The Canary Murder Case is a 1929 American Pre-Code crime-mystery film based on the 1927 novel of the same name by S.S. Van Dine (the pseudonym for Willard Huntington Wright). The film was directed by Malcolm St. Clair, with a screenplay by Wright (under the Van Dine pseudonym), Albert Shelby LeVino, and Florence Ryerson. William Powell starred in the role of detective Philo Vance, with Louise Brooks co-starred as "The Canary"; Jean Arthur, James Hall, and Charles Lane also co-starred in other principal roles.

The first film to feature the Vance character, the film revolves around Vance's investigation into the murder of a conniving showgirl. It is a prime example of many films initially produced as a silent film before being turned into a "talkie", as the format quickly became the industry norm. The film was instrumental in expanding the career of Powell, who had previously been known in villain roles. Conversely, Brooks' refusal to participate in the sound reshoots famously led to controversy from which her career never recovered; her role was dubbed by Margaret Livingston.

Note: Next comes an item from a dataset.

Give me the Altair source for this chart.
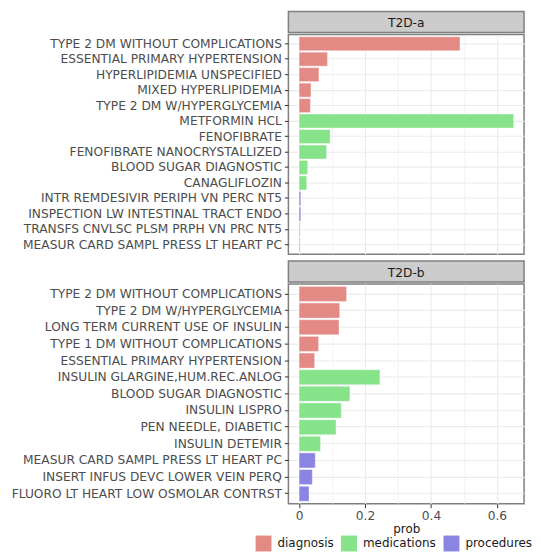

The Canary Murder Case was released by Paramount Pictures on February 16, 1929, to mixed reviews; the dubbing of Brooks was heavily panned by critics. However, the film was successful enough that Powell filmed two sequels with Paramount, The Greene Murder Case (1929) and The Benson Murder Case (1930); as well as The Kennel Murder Case (1933) at rival studio Warner Bros.

Plot
Charles Spotswoode is happy when his son Jimmy breaks off his affair with conniving showgirl Margaret O'Dell – known as "The Canary" – and reconciles his engagement with her co-star and neighbor Alice La Fosse. Spotswoode goes to see The Canary to bribe her to leave Jimmy alone, but she declines his offer; she wishes to marry Jimmy to further her ambitions of joining the social elite. She threatens to reveal Jimmy's embezzlement from the elder Spotswoode's bank if Jimmy marries Alice, and despite his pleading, refuses to negotiate. After Spotswoode leaves, she telephones two club patrons she has been blackmailing, Cleaver and Mannix, to demand one final generous gift from each of them by the next day; she makes the same request of "creepy" admirer Dr. Lindquist. Her former husband Tony Sheel – who has broken into her apartment and has overheard her phone calls – demands half of the blackmail. She refuses to give him anything, even after he hits her. The following night around midnight, Spotswoode visits her again, but is again unable to change her mind. After he reaches the lobby of her building, he and another person hear screams from her place. They knock on the door, but she assures them that she is fine. Cleaver, Mannix and Lindquist are all shown lurking about her apartment building late that night.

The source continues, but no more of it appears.